Key Points
— S&P Global Ratings cut Colombia’s sovereign credit rating from BB to BB- with stable outlook — the lowest level since 1993, when S&P first rated the country, and the second downgrade in four months after Fitch’s BB+ to BB cut in December
— Colombia is now one notch from “highly speculative” territory and grouped with Turkey, Honduras, and Mongolia — S&P warned a further cut could come within 6-18 months if deficits worsen
— The downgrade lands 53 days before the May 31 presidential election, compounding the Papá Pitufo scandal, the central bank crisis, and a fiscal deficit that S&P says has become “less predictable” under Petro
The S&P Colombia downgrade to BB- confirms the trajectory that analysts and bond markets had been pricing for over two years — but the symbolic weight of falling to a level not seen since the country first received a sovereign rating 33 years ago makes this a landmark moment for Latin America’s fourth-largest economy, La República and Bloomberg Línea reported.
S&P cited limited fiscal flexibility, a high debt burden, a weak external position, and what it called increasingly unpredictable fiscal policy — pointing specifically to the government’s decision to suspend the fiscal rule last year. The agency said higher primary spending, elevated interest rates, and tax revenue below expectations since 2024 have combined to widen the fiscal gap beyond sustainable levels. The stable outlook means a further cut is not imminent, but S&P warned it could lower the rating within 6 to 18 months if deficits exceed projections and external financing pressures persist.
The Cascade of Downgrades
This is Colombia’s second downgrade in four months. In December, Fitch cut the country from BB+ to BB, also citing persistent fiscal deficits. The S&P move takes Colombia further down — now two full notches below investment grade and one notch from the B+ category that agencies classify as “highly speculative.” As our analysis earlier this week anticipated, the April rating season was the most likely window for the cut, and the question was whether agencies would move before or after the May 31 election.

José Ignacio López, president of the economic think tank Anif, said the downgrade places Colombia alongside Turkey, Honduras, and Mongolia. Felipe Campos of Alianza Valores noted that markets had already priced the cut — Colombia has been paying dollar-denominated interest rates above Brazil’s for over two years, despite Brazil’s own recent BB- history. The real danger, Campos said, is not today’s rating but the possibility of falling further.

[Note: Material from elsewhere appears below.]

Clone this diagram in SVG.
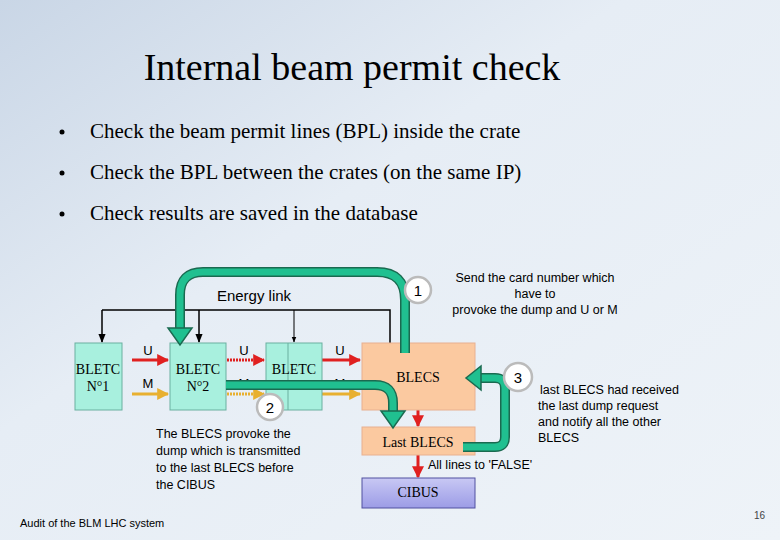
<svg xmlns="http://www.w3.org/2000/svg" width="780" height="540" viewBox="0 0 780 540">
<defs>
<linearGradient id="bg" x1="0" y1="0" x2="1" y2="1"><stop offset="0" stop-color="#c9d6e6"/><stop offset="0.4" stop-color="#e6edf5"/><stop offset="1" stop-color="#eef3f8"/></linearGradient>
<linearGradient id="cib" x1="0" y1="0" x2="0" y2="1"><stop offset="0" stop-color="#c8c8f4"/><stop offset="1" stop-color="#9c9ce6"/></linearGradient>
<marker id="ab" viewBox="0 0 10 10" refX="9" refY="5" markerWidth="6" markerHeight="6" orient="auto"><path d="M0,1 L10,5 L0,9 z" fill="#000"/></marker>
<marker id="ar" viewBox="0 0 10 10" refX="9" refY="5" markerWidth="4" markerHeight="4" orient="auto"><path d="M0,0 L10,5 L0,10 z" fill="#e02020"/></marker>
<marker id="ay" viewBox="0 0 10 10" refX="9" refY="5" markerWidth="4" markerHeight="4" orient="auto"><path d="M0,0 L10,5 L0,10 z" fill="#e8b030"/></marker>
</defs>
<style>
.serif{font-family:"Liberation Serif",serif}
.sans{font-family:"Liberation Sans",Arial,sans-serif}
.bletc{fill:#a8f0de;stroke:#6ab0a0;stroke-width:1}
.blecs{fill:#fbc9a0;stroke:#e8b090;stroke-width:1}
.g{fill:none;stroke:#1a6a50;stroke-width:10;stroke-linejoin:round}
.gi{fill:none;stroke:#20c090;stroke-width:7;stroke-linejoin:round}
.circ{fill:#fff;stroke:#bbb;stroke-width:2.5}
</style>
<rect width="780" height="540" fill="url(#bg)"/>
<text x="352" y="80" class="serif" font-size="38" text-anchor="middle">Internal beam permit check</text>
<g class="serif" font-size="21">
<circle cx="62" cy="132" r="2.5"/><text x="90" y="138">Check the beam permit lines (BPL) inside the crate</text>
<circle cx="62" cy="173" r="2.5"/><text x="90" y="179">Check the BPL between the crates (on the same IP)</text>
<circle cx="62" cy="214" r="2.5"/><text x="90" y="220">Check results are saved in the database</text>
</g>
<g id="connectors">
<path d="M102,310 H390 V343" fill="none" stroke="#000" stroke-width="1.5"/>
<path d="M102,310 V342" stroke="#000" stroke-width="1.5" marker-end="url(#ab)"/>
<path d="M199,310 V342" stroke="#000" stroke-width="1.5" marker-end="url(#ab)"/>
<path d="M294,310 V342" stroke="#000" stroke-width="1" marker-end="url(#ab)"/>
<path d="M132,360 H168" stroke="#e02020" stroke-width="3" marker-end="url(#ar)"/>
<path d="M132,394 H168" stroke="#e8b030" stroke-width="3" marker-end="url(#ay)"/>
<path d="M227,360 H264" stroke="#e02020" stroke-width="3" stroke-dasharray="2,1" marker-end="url(#ar)"/>
<path d="M227,394 H264" stroke="#e8b030" stroke-width="3" stroke-dasharray="2,1" marker-end="url(#ay)"/>
<path d="M322,360 H360" stroke="#e02020" stroke-width="3" marker-end="url(#ar)"/>
<path d="M322,394 H360" stroke="#e8b030" stroke-width="3" marker-end="url(#ay)"/>
<path d="M418,410 V426" stroke="#e02020" stroke-width="3" marker-end="url(#ar)"/>
<path d="M418,455 V477" stroke="#e02020" stroke-width="3" marker-end="url(#ar)"/>
<g class="sans" font-size="13" text-anchor="middle">
<text x="148" y="355">U</text><text x="148" y="388">M</text>
<text x="244" y="355">U</text><text x="244" y="388">M</text>
<text x="340" y="355">U</text><text x="340" y="388">M</text>
</g>
</g>
<g id="n1"><rect class="bletc" x="75" y="343" width="47" height="67"/><text class="serif" font-size="14" x="98" y="374" text-anchor="middle">BLETC</text><text class="serif" font-size="14" x="98" y="391" text-anchor="middle">N°1</text></g>
<g id="n2"><rect class="bletc" x="170" y="343" width="56" height="67"/><text class="serif" font-size="14" x="198" y="374" text-anchor="middle">BLETC</text><text class="serif" font-size="14" x="198" y="391" text-anchor="middle">N°2</text></g>
<g id="n3"><rect class="bletc" x="266" y="343" width="56" height="67"/><line x1="288" y1="343" x2="288" y2="410" stroke="#6ab0a0"/><text class="serif" font-size="14" x="294" y="374" text-anchor="middle">BLETC</text></g>
<g id="blecs"><rect class="blecs" x="362" y="343" width="113" height="67"/><text class="serif" font-size="14" x="418" y="382" text-anchor="middle">BLECS</text></g>
<g id="last"><rect class="blecs" x="362" y="427" width="113" height="28"/><text class="serif" font-size="14" x="418" y="447" text-anchor="middle">Last BLECS</text></g>
<g id="cibus"><rect fill="url(#cib)" stroke="#5050a0" x="362" y="478" width="113" height="30"/><text class="serif" font-size="14" x="418" y="497" text-anchor="middle">CIBUS</text></g>
<g id="greenarrows">
<path class="g" d="M405,353 V300 Q405,272 377,272 H203 Q180,272 180,295 V330"/>
<path class="gi" d="M405,353 V300 Q405,272 377,272 H203 Q180,272 180,295 V330"/>
<path d="M168,328 L192,328 L180,345 z" fill="#20c090" stroke="#1a6a50" stroke-width="1.5"/>
<path class="g" d="M226,385 H375 Q393,385 393,403 V412"/>
<path class="gi" d="M226,385 H375 Q393,385 393,403 V412"/>
<path d="M381,411 L405,411 L393,428 z" fill="#20c090" stroke="#1a6a50" stroke-width="1.5"/>
<path class="g" d="M463,447 H495 Q505,447 505,437 V388 Q505,378 495,378 H480"/>
<path class="gi" d="M463,447 H495 Q505,447 505,437 V388 Q505,378 495,378 H480"/>
<path d="M481,366 L481,390 L466,378 z" fill="#20c090" stroke="#1a6a50" stroke-width="1.5"/>
</g>
<g id="labels" class="sans">
<text x="254" y="301" font-size="15" text-anchor="middle">Energy link</text>
<circle class="circ" cx="418" cy="290" r="13"/><text x="418" y="296" font-size="15" text-anchor="middle">1</text>
<circle class="circ" cx="270" cy="407" r="13"/><text x="270" y="413" font-size="15" text-anchor="middle">2</text>
<circle class="circ" cx="518" cy="377" r="14"/><text x="518" y="383" font-size="15" text-anchor="middle">3</text>
<g font-size="12.5" text-anchor="middle"><text x="535" y="282">Send the card number which</text><text x="535" y="298">have to</text><text x="535" y="314">provoke the dump and U or M</text></g>
<g font-size="12.5"><text x="540" y="394">last BLECS had received</text><text x="538" y="410">the last dump request</text><text x="538" y="426">and notify all the other</text><text x="538" y="442">BLECS</text></g>
<g font-size="12.5"><text x="156" y="438">The BLECS provoke the</text><text x="156" y="455">dump which is transmitted</text><text x="156" y="472">to the last BLECS before</text><text x="156" y="489">the CIBUS</text></g>
<text x="428" y="469" font-size="12.5">All lines to 'FALSE'</text>
<text x="20" y="527" font-size="11">Audit of the BLM LHC system</text>
<text x="765" y="519" font-size="10" text-anchor="end" fill="#444">16</text>
</g>
</svg>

Central Bank Credibility on the Line
S&P’s report contained a pointed warning: it could downgrade Colombia further if the central bank’s credibility weakens. That language arrives weeks after Finance Minister Germán Ávila walked out of the Banco de la República board following a 100-basis-point rate hike to 11.25%, with President Petro endorsing the walkout and announcing the government’s indefinite withdrawal from the board. The constitutional requirement for the minister’s presence to form quorum means the standoff threatens the central bank’s ability to set rates at all — precisely the kind of institutional erosion S&P flagged.
S&P acknowledged that the central bank’s independence and inflation-targeting framework remain strengths, and that the flexible exchange rate provides a buffer against external shocks. But the report explicitly warned that these institutional anchors are being tested. Inflation expectations for year-end 2026 have risen to 6.3%, and the 3% target is not expected to be reached until 2027 at the earliest — a timeline that the Iran oil shock and the government’s record 23.7% minimum wage increase for 2026 have made even less credible.
Election Timing
The downgrade drops into an election campaign that is already defined by institutional crisis. The Papá Pitufo scandal has forced Petro’s chosen successor Iván Cepeda into damage control. Clara López withdrew from the race this week to consolidate the left. The opposition remains split between Paloma Valencia and Abelardo de la Espriella. S&P itself noted that Colombia’s democratic institutions and system of checks and balances are strengths — but that these are “counterbalanced by persistent security challenges.”
For whoever wins on May 31, the message from the rating agencies is now unambiguous: without a credible fiscal consolidation plan, the next stop is B+. A country that held investment grade and an IMF safety net just 18 months ago is running out of notches to lose.